Restent que ces deux facteurs, foisonnement des projets et frilosité des investissements (par ailleurs généralement en interne), semblent indiquer une seule chose, bien loin de la clairvoyance affirmée par Regie en 2005 : Nintendo ne sait pas où il va. Mario enchaîne les accessoires, propose des plateformes dématérialisées (DSiWare ou WiiWare) sans stratégie à court ou moyen terme : combien de jeux Nintendo utilisent la Balance Board à part Wii Fit ? Un seul, Wii Music. Et encore c’est une exception : à part le Wii Wheel utilisé aussi pour Excite Bot, les autres sont laissés aux éditeurs tiers : à ce jour rien pour le Wii Zaper (certes un bout de plastique), idem pour Wii Speak (il sera toutefois utilisé en septembre au Japon pour Endless Ocean 2). Même chanson sur DS : aucun jeu spécifiquement DSi n’est prêt 8 mois après sa sortie, le DSiWare ne propose quasiment rien d’autre que des extraits de jeux DS  ; le pompon étant atteint avec la sortie de six applications tirées du jeu Electroplankton (200 points chacune, le jeu DS en comptait 10 à l’origine).

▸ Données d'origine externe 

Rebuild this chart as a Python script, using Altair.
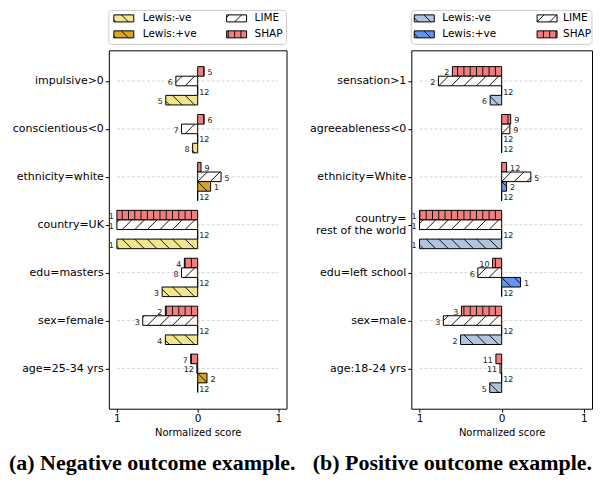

J’en viens enfin à ce qui me révolte : seulement 10 mois après la sortie de Marche avec moi et de ses coûteux podomètres, Nintendo annonce un “nouveau” Pokémon (en fait la reprise d’un jeu Game Boy) avec son propre podomètre, incompatible avec le premier ! Comment peut-on oser faire quelque chose d’aussi inconséquent ?


Le PokéWalker (qui repompe complètement le Pokémon Pikachu sorti en 1999) convertit les pas en watts utilisables dans le jeu et permet d’entretenir un pokémon à la manière d’un tamagochi. S’il possède un écran, ce que le témoin d’activité n’a pas, la moindre des choses aurait été de permettre au moins de convertir les pas enregistrés en watts par le témoin.

Il ne s’agit plus de réduire les coûts au maximum cette fois-ci, pas pour le joueur en tout cas. Tout se passe comme s’ils ne faisaient pas confiance à leurs innovations, les mettant en vente puis les dédaignant. Bref je retire ce que j’avais dit l’an dernier : Nintendo n’a pas du tout un coup d’avance, il est toujours à la ramasse, quelles que soient les théories économiques dont il peut se draper.